Kısacası siyasetçi ve bürokratlar bunun ne kadar farkında belli değil ama Türkiye gizli bir ‘iç savaşa’ doğru gidiyor. İlginç olan bunun Cumhuriyetin hep korktuğu gibi Kürt meselesi etrafında olmaması. Dahası sözünü ettiğimiz kırılma esas olarak laikçi-dinci çatışmasını bile içermiyor. Bugün ittihatçıların hedefinde AKP’nin olması, bu partinin kimliğinden ziyade ülkenin geleceği açısından taşıdığı işlevden kaynaklanıyor. Eğer iktidarda AB sürecinden yan çizen, milliyetçiliği bir taktik söylem olarak değil de gerçek bir stratejik çizgi olarak savunan, kendi meşruiyetini devletin onayında arayan bir AKP bulunsaydı, ittihatçı koalisyonun fazla bir şikâyeti olmazdı. Çatışmanın laiklik üzerinden yaşanması tabii ki bir kolaylık, çünkü AKP dindar duyarlılığını yaşatan ve gösteren bir parti ve otoriter laiklik bu rejimin temel niteliklerinden biri. Ancak laikliğin gerçek anlamı iktidar alanının tanzimiyle ve buradaki yönetim elitinin meşru kılınmasıyla bağlantılıdır. Nitekim AKP iktidarda bulunmasaydı böylesine içi boş ve gülünç bir iddianamenin hazırlanma ‘zorunluluğu ‘ da hissedilmeyecekti.

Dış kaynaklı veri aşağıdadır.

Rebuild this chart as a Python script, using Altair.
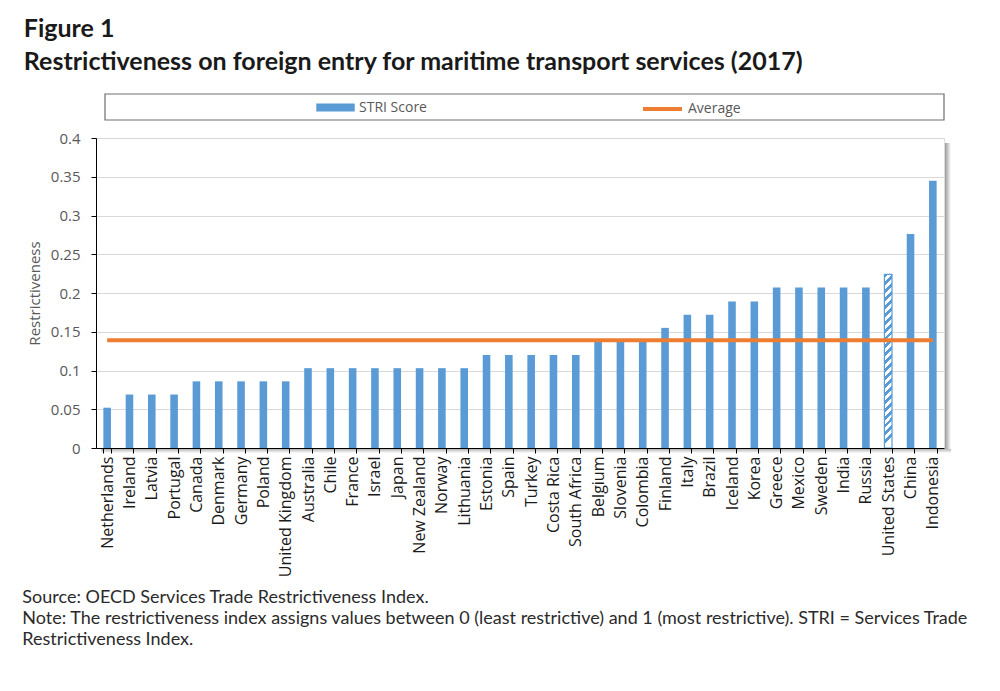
import altair as alt
import pandas as pd

countries = ["Netherlands", "Ireland", "Latvia", "Portugal", "Canada", "Denmark",
             "Germany", "Poland", "United Kingdom", "Australia", "Chile", "France",
             "Israel", "Japan", "New Zealand", "Norway", "Lithuania", "Estonia",
             "Spain", "Turkey", "Costa Rica", "South Africa", "Belgium", "Slovenia",
             "Colombia", "Finland", "Italy", "Brazil", "Iceland", "Korea", "Greece",
             "Mexico", "Sweden", "India", "Russia", "United States", "China", "Indonesia"]
scores = [0.052, 0.069, 0.069, 0.069, 0.086, 0.086,
          0.086, 0.086, 0.086, 0.103, 0.103, 0.103,
          0.103, 0.103, 0.103, 0.103, 0.103, 0.120,
          0.120, 0.120, 0.120, 0.120, 0.138, 0.138,
          0.138, 0.155, 0.172, 0.172, 0.189, 0.189, 0.207,
          0.207, 0.207, 0.207, 0.207, 0.224, 0.276, 0.345]
average_value = 0.139
hatched_countries = ["United States"]
y_ticks = [0, 0.05, 0.1, 0.15, 0.2, 0.25, 0.3, 0.35, 0.4]
bar_series = ["STRI Score"]
line_series = ["Average"]

title_lines = ["Figure 1",
               "Restrictiveness on foreign entry for maritime transport services (2017)"]
note_lines = ["Source: OECD Services Trade Restrictiveness Index.",
              "Note: The restrictiveness index assigns values between 0 (least restrictive) and 1 (most restrictive). STRI = Services Trade",
              "Restrictiveness Index."]

df = pd.DataFrame({"country": countries, "score": scores})
df["avg"] = average_value

W, H = 848, 310
BLUE = "#5b9bd5"
ORANGE = "#ed7d31"
AXIS_GRAY = "#595959"

legend_common = dict(title=None, orient="none", direction="horizontal",
                     padding=0, labelOffset=4, labelFont="Open Sans", labelFontSize=14,
                     labelColor=AXIS_GRAY)

bar_legend = alt.Legend(legendX=220, legendY=-50, symbolType="M-1,-0.21L1,-0.21L1,0.21L-1,0.21Z",
                        symbolSize=1480, symbolStrokeWidth=0, symbolOpacity=1,
                        **legend_common)
line_legend = alt.Legend(legendX=545, legendY=-50.5, symbolType="stroke", symbolSize=1520,
                         symbolStrokeWidth=4, symbolOpacity=1, **legend_common)

x_enc = alt.X(
    "country:N", sort=countries,
    scale=alt.Scale(paddingInner=0.66, paddingOuter=0.33),
    axis=alt.Axis(title=None, labelAngle=-90, tickBand="extent",
                  labelFont="Open Sans", labelFontSize=16, labelColor="#1a1a1a",
                  domainColor="#000000", tickColor="#000000", tickSize=5,
                  labelPadding=3, grid=False, zindex=1, labelOverlap=False),
)
y_axis = alt.Axis(title="Restrictiveness", values=y_ticks, format="~g",
                  labelFont="Open Sans", labelFontSize=15, labelColor=AXIS_GRAY,
                  titleFont="Open Sans", titleFontSize=15, titleColor=AXIS_GRAY,
                  titleFontWeight="normal", titlePadding=8,
                  domainColor="#000000", tickColor="#000000", tickSize=5,
                  labelPadding=11, gridColor="#d9d9d9")
y_scale = alt.Scale(domain=[0, 0.4], nice=False)

base = alt.Chart(df)

# decorative legend frame and plot shadow
frame = alt.Chart(alt.Data(values=[{}])).mark_rect(
    fill="white", stroke="#6e6e6e", strokeWidth=1.2
).encode(x=alt.value(9), x2=alt.value(848), y=alt.value(-44), y2=alt.value(-18))

shadow_r = alt.Chart(alt.Data(values=[{}])).mark_rect(
    fill=alt.LinearGradient(gradient="linear", x1=0, y1=0, x2=1, y2=0,
                            stops=[alt.GradientStop(offset=0, color="#9a9a9a"),
                                   alt.GradientStop(offset=1, color="#ffffff")])
).encode(x=alt.value(W + 1), x2=alt.value(W + 7), y=alt.value(5), y2=alt.value(H + 5))
shadow_b = alt.Chart(alt.Data(values=[{}])).mark_rect(
    fill=alt.LinearGradient(gradient="linear", x1=0, y1=0, x2=0, y2=1,
                            stops=[alt.GradientStop(offset=0, color="#b5b5b5"),
                                   alt.GradientStop(offset=1, color="#ffffff")])
).encode(x=alt.value(5), x2=alt.value(W + 7), y=alt.value(H + 1), y2=alt.value(H + 5))

hl = str(hatched_countries).replace("'", '"')
not_hatched = "indexof(%s, datum.country) < 0" % hl
is_hatched = "indexof(%s, datum.country) >= 0" % hl

bars = base.transform_filter(not_hatched).transform_calculate(
    series="'STRI Score'"
).mark_bar().encode(
    x=x_enc,
    y=alt.Y("score:Q", scale=y_scale, axis=y_axis),
    fill=alt.Fill("series:N", scale=alt.Scale(domain=bar_series, range=[BLUE]),
                  legend=bar_legend),
)

n_stripes = 22
stops = []
for i in range(n_stripes):
    a = i / n_stripes
    m = (i + 0.5) / n_stripes
    b = (i + 1) / n_stripes
    stops += [alt.GradientStop(offset=a, color=BLUE), alt.GradientStop(offset=m, color=BLUE),
              alt.GradientStop(offset=m, color="#ffffff"), alt.GradientStop(offset=b, color="#ffffff")]
hatch_fill = alt.LinearGradient(gradient="linear", x1=0, y1=0, x2=0.044, y2=1, stops=stops)

hatched = base.transform_filter(is_hatched).mark_bar(
    fill=hatch_fill, stroke=BLUE, strokeWidth=1.2
).encode(
    x=x_enc,
    y=alt.Y("score:Q", scale=y_scale, axis=y_axis),
)

avg_line = base.transform_calculate(series="'Average'").mark_line(strokeWidth=4).encode(
    x=x_enc,
    y=alt.Y("avg:Q", scale=y_scale, axis=y_axis),
    stroke=alt.Stroke("series:N", scale=alt.Scale(domain=line_series, range=[ORANGE]),
                      legend=line_legend),
)

main = alt.layer(frame, shadow_r, shadow_b, bars, hatched, avg_line).properties(
    width=W, height=H,
    title=alt.TitleParams(text=note_lines, orient="bottom", anchor="start", frame="bounds",
                          font="Lato", fontSize=18, fontWeight="normal", color="#2b2b2b",
                          lineHeight=21, offset=12, dx=-5),
)

chart = alt.vconcat(main).properties(
    title=alt.TitleParams(text=title_lines, anchor="start", font="Lato", fontSize=25,
                          fontWeight="bold", color="#1a1a1a", lineHeight=33, offset=13, dx=2),
    padding={"left": 13, "top": 8, "right": 5, "bottom": 5},
).configure_view(stroke="#d9d9d9").configure(background="white")

chart.save("out.html", embed_options={"renderer": "svg", "actions": False})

Kısacası temel çatışma ne Türklerle Kürtler ne de laiklerle dindarlar arasında... Temel çatışma laiklerin kendi içinde... Ortada bu ülkeyi yaklaşık 90 yıldır yöneten rejimin ideolojik açıdan manevi sahibi olan bir cemaat var. İktidarda kim olursa olsun laik kesim bu Cumhuriyeti kendisinin kurduğunu, dolayısıyla nasıl olması gerektiğini de kendisinin bildiğini varsaydı. Dahası kendisini modern, çağdaş ve ileri olarak gördüğü için de azınlıkta kalmasına rağmen ideolojik iktidara sahip olmaktan hiç gocunmadı. Dolayısıyla bugün gelinen nokta esas olarak laik kesimin sorumluluğudur... Ve bugün gelinen nokta demokrasiye tahammülü olmayan, çoğunluğun iktidarının daha özgürlükçü bir sistemi ima etmesi karşısında darbe arayışları içinde kendini avutan bir zavallılık halidir.

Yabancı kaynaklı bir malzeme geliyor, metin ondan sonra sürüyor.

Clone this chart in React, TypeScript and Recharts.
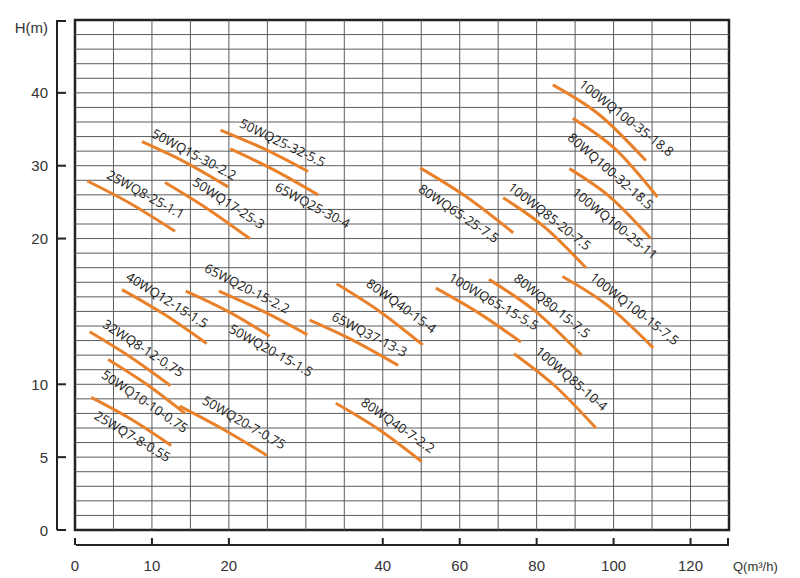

Laik kesim geleneksel olarak ‘ellerini yıkamayı’ pek sever. Kışla ile cami arasına girmek istemez. Kendisinin her iki ‘kötüden’ de uzak olduğuna vehmeder. Bugün de birçokları Ergenekon ittihatçılığı ile AKP muhafazakârlığı arasında üç maymunu oynayıp kendini acındırıyor. Ama gerçek durum açık: Laik kesim Ergenekon çetesinden doğrudan sorumludur. Laik kesim belki farkında bile olmadan bu çetenin parçasıdır. Onun için sesimizi yükseltmemiz ve bizim artık ittihatçılıkla işimizin olmadığını söylememiz gerekiyor. Bu tutumun AKP’ye yarayacağından hareketle sessiz kalanlar, bu sessizliğin pasif çete üyeliği anlamına geldiğini görmek zorundalar. Çünkü demokrasi ile darbeciliği yan yana koyup simetri aramak zaten darbeciliğin kendisidir. Durum simetrik değil... Cumhuriyetin becerebildiği tek şey demokrasiye sahip çıkamayan laik bir koyun sürüsü yaratmak olmamalı.